* BEGIN SOURCE DATA *
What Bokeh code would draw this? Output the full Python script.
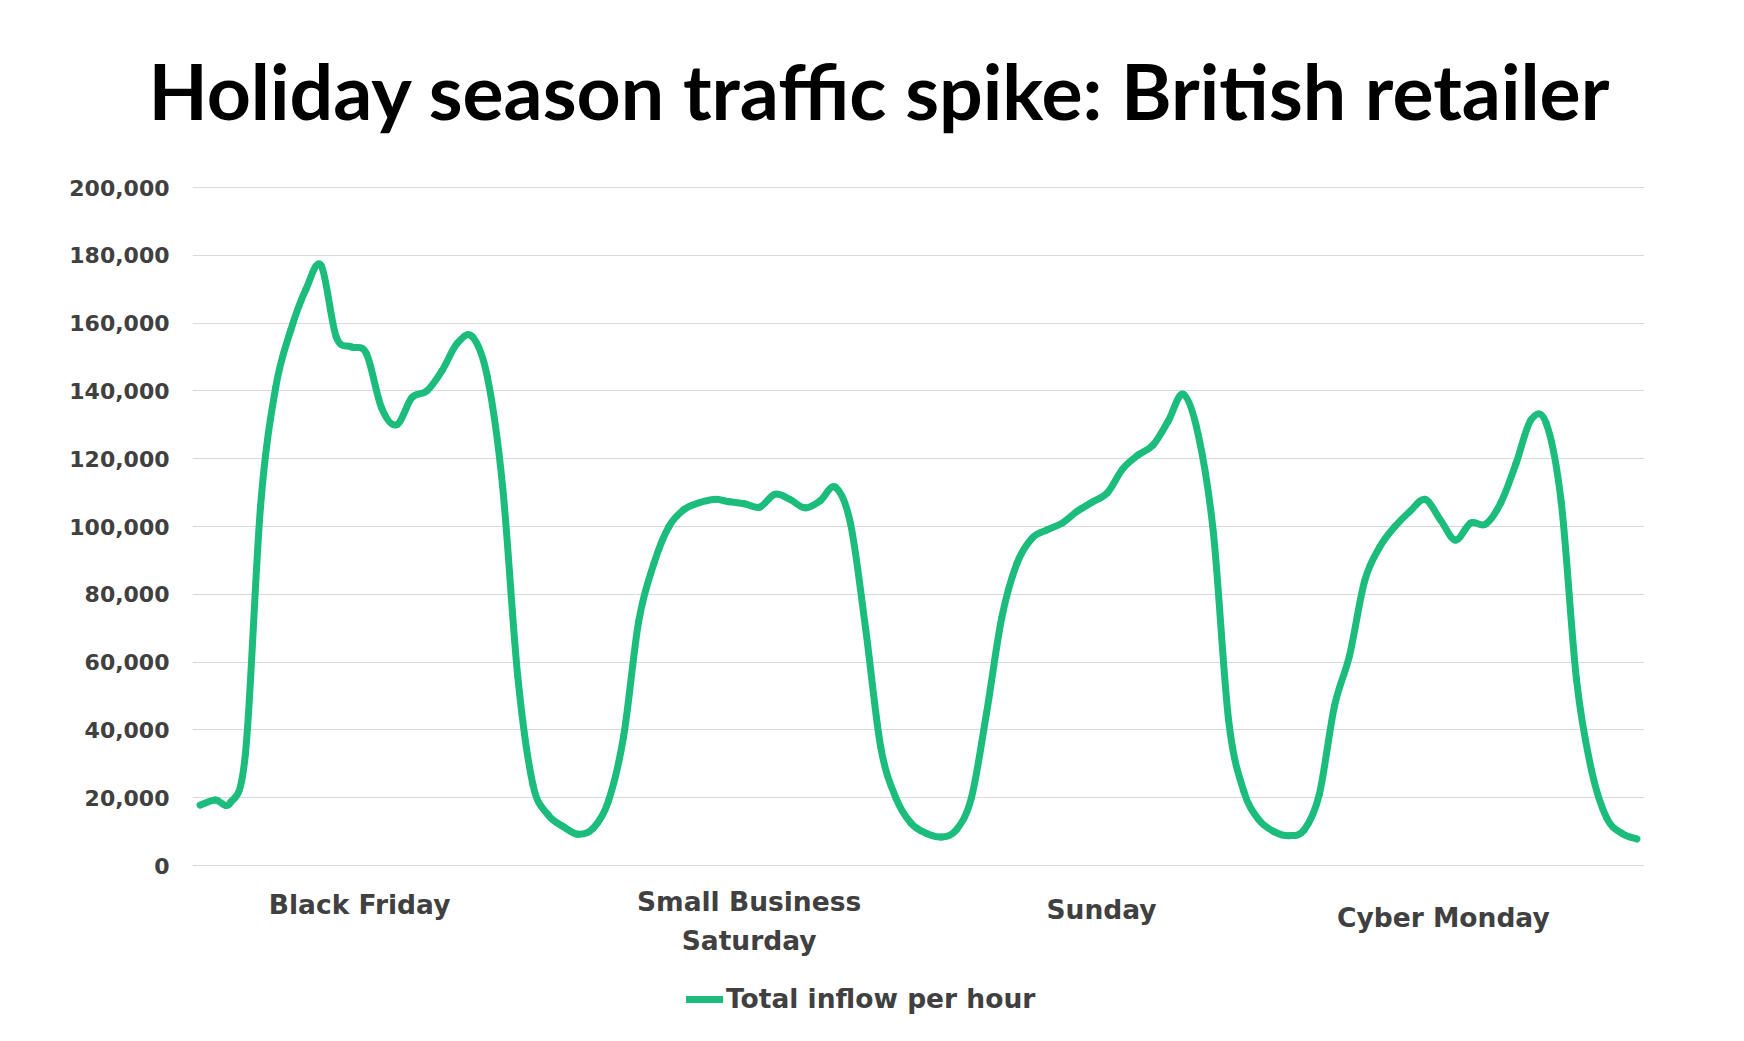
from bokeh.plotting import figure
from bokeh.models import (Range1d, Label, Legend, LegendItem, ColumnDataSource,
                          NumeralTickFormatter, FixedTicker)
from bokeh.embed import file_html
from bokeh.resources import INLINE

# ---------------- data (hourly total inflow) ----------------
day_names = ["Black Friday", "Small Business Saturday", "Sunday", "Cyber Monday"]

black_friday = [17800, 19300, 18500, 33000, 106000, 141000, 158000, 170000,
                177000, 156000, 153000, 151000, 135000, 130000, 138000, 140000,
                146000, 154000, 156000, 144000, 112000, 56000, 24000, 15000]

small_business_saturday = [11500, 9200, 11000, 19000, 38000, 72000, 89000, 100000,
                           105000, 107000, 108000, 107300, 106700, 105700, 109500, 108000,
                           105500, 107600, 111600, 101000, 70000, 35000, 20000, 12500]

sunday = [9500, 8400, 10500, 20000, 45000, 73000, 89000, 96500,
          99000, 101000, 104500, 107200, 110000, 117000, 121000, 124000,
          131000, 139000, 127000, 98000, 43000, 22000, 13500, 10000]

cyber_monday = [8800, 10500, 21000, 47000, 62000, 84000, 94000, 100000,
                104500, 108000, 102000, 96000, 101000, 100700, 107000, 118500,
                131500, 130500, 107000, 55000, 28000, 14000, 9500, 7800]

y_ticks = [0, 20000, 40000, 60000, 80000, 100000, 120000, 140000, 160000, 180000, 200000]
series_label = "Total inflow per hour"
title_text = "Holiday season traffic spike: British retailer"

inflow = black_friday + small_business_saturday + sunday + cyber_monday
hours = list(range(len(inflow)))

# ---------------- smoothed line (Catmull-Rom style Bezier, as in the source) ----------------
n = len(inflow)


def pt(i):
    i = min(max(i, 0), n - 1)
    return hours[i], inflow[i]


seg = {k: [] for k in ["x0", "y0", "x1", "y1", "cx0", "cy0", "cx1", "cy1"]}
for i in range(n - 1):
    xa, ya = pt(i - 1)
    xb, yb = pt(i)
    xc, yc = pt(i + 1)
    xd, yd = pt(i + 2)
    seg["x0"].append(xb); seg["y0"].append(yb)
    seg["x1"].append(xc); seg["y1"].append(yc)
    seg["cx0"].append(xb + (xc - xa) / 6.0); seg["cy0"].append(yb + (yc - ya) / 6.0)
    seg["cx1"].append(xc - (xd - xb) / 6.0); seg["cy1"].append(yc - (yd - yb) / 6.0)
src = ColumnDataSource(seg)

# ---------------- layout (pixels) ----------------
FIG_W, FIG_H = 1728, 1033
FRAME_L, FRAME_R = 192, 1644
FRAME_TOP = 177
Y_TOP_TICK_PX, Y_ZERO_PX = 187, 865          # pixel rows of 200,000 and 0
units_per_px = (y_ticks[-1] - y_ticks[0]) / (Y_ZERO_PX - Y_TOP_TICK_PX)
y_hi = y_ticks[-1] + (Y_TOP_TICK_PX - FRAME_TOP) * units_per_px
y_lo = y_ticks[0] - (FIG_H - Y_ZERO_PX) * units_per_px

GREEN = "#1CBD7C"
GREY_TXT = "#404040"
AX_FONT = "DejaVu Sans"

p = figure(width=FIG_W, height=FIG_H,
           x_range=Range1d(-0.5, n - 0.5), y_range=Range1d(y_lo, y_hi),
           output_backend="svg", toolbar_location=None,
           min_border_left=FRAME_L, min_border_right=FIG_W - FRAME_R,
           min_border_top=FRAME_TOP, min_border_bottom=0)
p.outline_line_color = None
p.background_fill_color = "white"
p.border_fill_color = "white"

p.title.text = title_text
p.title.align = "left"
p.title.offset = -44
p.title.standoff = 83
p.title.text_font = "Lato"
p.title.text_font_style = "bold"
p.title.text_font_size = "77px"
p.title.text_color = "#000000"

p.xaxis.visible = False
p.xgrid.visible = False
p.ygrid.grid_line_color = "#d9d9d9"
p.ygrid.grid_line_width = 1

p.yaxis.ticker = FixedTicker(ticks=y_ticks)
p.yaxis.formatter = NumeralTickFormatter(format="0,0")
p.yaxis.axis_line_color = None
p.yaxis.major_tick_line_color = None
p.yaxis.minor_tick_line_color = None
p.yaxis.major_label_text_font = AX_FONT
p.yaxis.major_label_text_font_style = "bold"
p.yaxis.major_label_text_font_size = "22px"
p.yaxis.major_label_text_color = GREY_TXT
p.yaxis.major_label_standoff = 17

r = p.bezier(x0="x0", y0="y0", x1="x1", y1="y1", cx0="cx0", cy0="cy0",
             cx1="cx1", cy1="cy1", source=src,
             line_color=GREEN, line_width=7, line_cap="round")

legend = Legend(items=[LegendItem(label=series_label, renderers=[r])],
                location=(494, 19), orientation="horizontal",
                glyph_width=37, glyph_height=20, label_standoff=3,
                padding=0, margin=0, spacing=0,
                border_line_alpha=0, background_fill_alpha=0,
                label_text_font=AX_FONT, label_text_font_style="bold",
                label_text_font_size="26.5px", label_text_color=GREY_TXT)
p.add_layout(legend)

# category labels under the axis (x in hours, y in value units below zero)
cat_labels = [
    ("Black Friday", 10.55, -11500),
    ("Small Business", 36.3, -10600),
    ("Saturday", 36.3, -22100),
    ("Sunday", 59.6, -13000),
    ("Cyber Monday", 82.2, -15200),
]
for txt, lx, ly in cat_labels:
    p.add_layout(Label(x=lx, y=ly, text=txt, text_align="center", text_baseline="middle",
                       text_font=AX_FONT, text_font_style="bold",
                       text_font_size="26.5px", text_color=GREY_TXT))

open("out.html", "w").write(file_html(p, INLINE))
* END SOURCE DATA *
EXERCISE DETAILS: Repeat only the lines from the beginning of the material through the line containing "from bokeh.resources import INLINE", both ends kept, leaving pictures out.

ANSWER IN FULL:
What Bokeh code would draw this? Output the full Python script.
from bokeh.plotting import figure
from bokeh.models import (Range1d, Label, Legend, LegendItem, ColumnDataSource,
                          NumeralTickFormatter, FixedTicker)
from bokeh.embed import file_html
from bokeh.resources import INLINE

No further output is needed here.